Second, Potholm shamelessly celebrates American hegemony in the world — and dares to call it by that name. Who would do a better job at “keeping the global peace and the economic system it underpins” [my italics], he asks? You really have to admire his honesty, but he seems insensitive to the horrors the United States has inflicted abroad — the millions killed in Vietnam, the hundreds of thousands in Latin America — in protecting and cruelly pushing its economic “system.” While the Republicans lead, the Democrats follow.

At college, a conservative government professor taught me that the conservative is essentially a pessimist, while the liberal optimistically believes human nature, or at least the human condition, can be improved. At a campaign rally in Augusta this fall, Bill Clinton confessed that he learned this only when he was president. With their cold outlook, Clinton said, conservatives are primarily interested in the exercise of power.

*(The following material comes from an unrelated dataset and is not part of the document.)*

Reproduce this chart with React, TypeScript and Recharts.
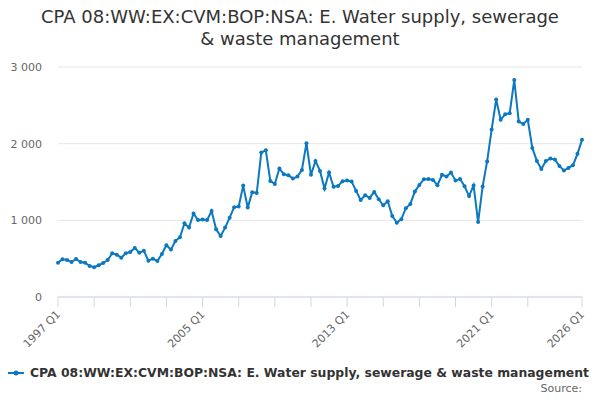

How, then, do we reconcile that coldness with Potholm’s warm spirit and his book’s optimistic claim that the American political system is delightfully open to talent from all comers?

History testifies to the success of conservatives in maintaining the status quo. Thus, if you stand among the winners in the exercise of power, as Potholm does, you’re quite likely to be cheerful. I enjoyed his chapter about dining with Secretary of Defense Cohen on the flight deck of the aircraft carrier Kennedy in New York Harbor on the Fourth of July as the Statue of Liberty glowed in the sunset.

And, sure, the system is open to talent — especially, if you’re willing to use it to protect the powers that be. Talented, idealistic, ambitious young politicians, take note. For the talented, standing with the winners or the losers is the big choice in life.

The conservative devotion to the exercise of power in maintaining the status quo doesn’t come fundamentally from a philosophical position on human nature. The philosophy is an excuse. It’s a practical position.